# Pool Sand filter?



## redfish (Nov 30, 2002)

My pond was always dirty had three filter on it. Got me a used sand pool filter, took two sacks
of pool sand and this morning I can see the fish and the bottom, had no idea these filter work
this well on a pond, just think how good one would be on a aquarium? The only drawback is the
size of this thing its huge, and the one I have is the smallest one, ( takes two sacks of sand)
if one was smaller say a sack of sand this would be the best nonething to clean has a iron
valve you turn to wash out the trash and do not loose any sand. Im sold on this pool filter for
use on any pond or aquarium!


----------



## BillD (May 17, 2005)

Sand filters work well for trapping debris, and relatively easy to backwash, but you lose a lot of water when you do so. Pool pumps are also power pigs.


----------



## redfish (Nov 30, 2002)

Im using a Beckett 955 gallons/ [email protected] 1' lift pump uses 100 watts. Hve more than enough pump
did not have to down size on any piping, not using the pool pump, just the filter, cleaning out the sand filter is a dream, steel 7 position valve with backwash, it does take a good bit of water
to backwash didnt check to see how much justed turned the valve to back wash and drained about
a 1/4 of the tank, but if I would have watch the outflow of the back wash I dont think it would take
no more then less then 100 gallons to clean. these are nice no filters sponges etc to mess with
just that it is so big in size if I find a smaller one will through out the eheim , 110 etc and just use this type filter I drain 1/2 my water at waterchanges anyways would be plenty on water to backwash. Anyone else using a pool sand filter on there aquariums?


----------



## vann59 (Jun 20, 2011)

As a former pool contractor I am quite familiar with them. They are ok for pools, but also the least efficient filters, and yes they are huge in comparison to the ability to filter.

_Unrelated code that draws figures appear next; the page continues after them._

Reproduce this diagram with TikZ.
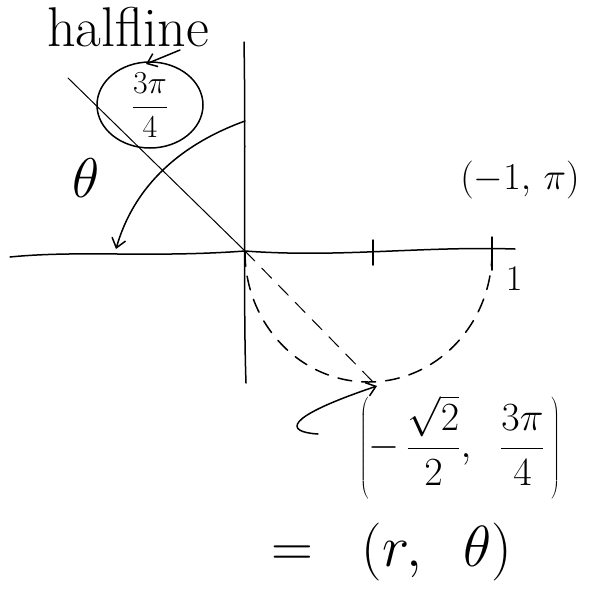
\RequirePackage{fix-cm}
\documentclass[tikz,border=0pt]{standalone}
\usetikzlibrary{arrows.meta,shapes.geometric}
\begin{document}
\begin{tikzpicture}[x=1pt,y=-1pt,
  ink/.style={line width=1.5pt,line cap=round,line join=round},
  dashstroke/.style={ink,dash pattern=on 14pt off 10pt},
  arr/.style={ink,-{Straight Barb[length=9pt,width=14pt,line width=1.5pt]}},
  hand/.style={inner sep=0pt,font=\fontsize{#1}{#1}\selectfont},
]
\useasboundingbox (0,0) rectangle (613,603);
% axes
\coordinate (O) at (245,251);
\coordinate (xl) at (10,257);
\coordinate (xr) at (515,249);
\coordinate (yt) at (244,42);
\coordinate (yb) at (246,383);
\draw[ink] (xl) .. controls (80,250) and (150,258) .. (O) .. controls (340,258) and (420,246) .. (xr);
\draw[ink] (yt) .. controls (246,150) and (243,300) .. (yb);
% ticks
\coordinate (t1a) at (373,240);
\coordinate (t1b) at (373,265);
\draw[ink] (t1a) -- (t1b);
\coordinate (t2a) at (492,237);
\coordinate (t2b) at (492,270);
\draw[ink] (t2a) -- (t2b);
% half-line
\coordinate (h1) at (68,78);
\coordinate (P) at (377,386);
\draw[ink,line width=1pt] (h1) -- (O);
\draw[dashstroke,line width=1pt] (O) -- (P);
% dashed semicircle
\coordinate (R) at (492,252);
\draw[dashstroke] (R) arc[start angle=0,end angle=180,x radius=123.5,y radius=130];
% labels
\node[hand=56] (half) at (128,27) {halfline};
\node[hand=32] (circ) at (150,105) {$\displaystyle\frac{3\pi}{4}$};
\draw[ink] (circ.center) ellipse [x radius=53, y radius=43];
\coordinate (circtop) at (146,64);
\coordinate (hs) at (180,50);
\draw[arr] (hs) -- (circtop);
\node[hand=56] (theta) at (86,178) {$\theta$};
\coordinate (ya) at (245,121);
\coordinate (xa) at (116,249);
\draw[arr] (ya) .. controls (165,150) and (130,200) .. (xa);
\node[hand=38] (m1pi) at (520,180) {$(-1,\,\pi)$};
\node[hand=36] (one) at (514,279) {$1$};
% point label
\node[hand=40] (pt) at (460,447) {$\left(-\,{\displaystyle\frac{\sqrt{2}}{2}},\;\;{\displaystyle\frac{3\pi}{4}}\,\right)$};
\coordinate (hk) at (318,434);
\draw[arr] (hk) .. controls (285,432) and (282,418) .. (P);
\node[hand=58] (rt) at (392,552) {$=\;\;(r,\;\;\theta)$};
\end{tikzpicture}
\end{document}
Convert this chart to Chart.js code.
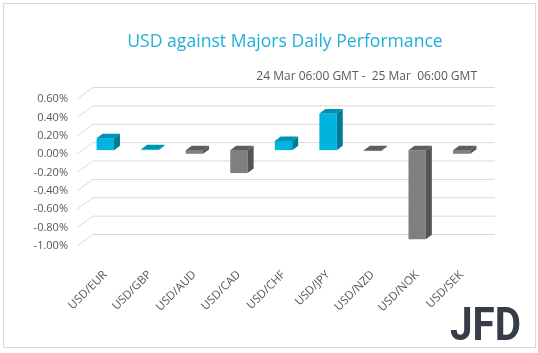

It may be fine for the pond, but it's not practical for aquariums, at least the at home type.

If in time you find it takes more water out of your pond than you can deal with, you might switch to a high capacity cartridge filter (i.e. 100 or more Sq ft filter area), this would allow you to clean the cartridge without draining any water.

But if you are changing the water a lot, it might be just fine in the pond.


----------



## JimA (Nov 7, 2009)

You could do something like I did but use a spa canister filter from Hayward,Pentair or cascade. I have the benifit of the 3d background to hide the filter behind so I don't need the canister itself.
It's still working very well.

In most cases a FX5 price wise is just as effective, here is a link that you may have already seen?

http://www.cichlid-forum.com/phpBB/view ... p?t=237301


----------



## redfish (Nov 30, 2002)

I forgot to say that the pond is only a 500 gallon pond, and that filter is most likely for a large
pool, not worried about water cost the filter been running a two week time and the water looks
clean enough to drink. that filter may never need backwashing unless I think I need to do a
water change. there only the two large goldfish, the huge racoon and my little bulldog got in a
fight & my dog got blind in one eye over that. Racoon ate all my other goldfish one had in there
was 20 years old, man am I @@#$% got a reward on that racoon head that a bold @#$%. I
live in town got my new crossbow today with arrows, hopes he comes back, have restocked
with a bunch of smaller fish. Anyways my 40lb bulldog had locked his jaws on him so hopeful
he dont come back. PS that **** had to go through the dog door to get to the pond in the patio
talk about a noise at 3 am in the morning.


----------



## vann59 (Jun 20, 2011)

Wow, sorry your dog got hurt. Sounds like you need a new hat, raccoon maybe?

The debris to be filtered out of a pond is a whole lot more than a properly maintained pool would be, but it sounds like it's doing fine, and if the pond is indoors, that helps a lot.

Anytime you do a water change, you might as well backwash the filter with that water, just to keep it running clean.

Since you have a better filter, you can fill it up with lot's of fish now :fish: :fish: :fish: :fish:


----------



## redfish (Nov 30, 2002)

Didnt think of a Hat, that would be nice, if he comes for my last two goldfish, hasnt been in
my patio again since then that I know of, but the next door boy said he saw him out at 7 in the
afternoon around his house. So big Bold He's not afraid of nonething, we need to get rid of him
also smart tryed traps all I get is cats! Hopeful that after the match with the dog he will leave
us alone. Worried about my dog getting his good eye hurt if they run into each other again
hopes the dog would leave him alone, no way the bulldog is too aggressive, or give him this
bad eye side if he comes for another fish meal. NEXT time I WIll not be running around looking
for a weapon, got a crossbow for him, or a bowie knife! thanks all, If I get him will put his picture
up here for all to see how big this thing is.


----------



## vann59 (Jun 20, 2011)

We may be at risk for getting off topic from the fish talk only rule. :lol: But don't let your dog get hurt again for sure. And don't get close enough to get bitten by the raccoon, they can carry rabies.

So figure out what you want to add to your stock and post some pictures for us.


----------



## redfish (Nov 30, 2002)

yes Thanks this fish eater is eating fish well so hes most likely ok, see used Fish three times
thanks


----------



## soap94 (Jul 27, 2016)

This is a huge problem for almost an every pool owner. You have to backwash a sand filter, if you don't know - just google for it or find a similar thread here


----------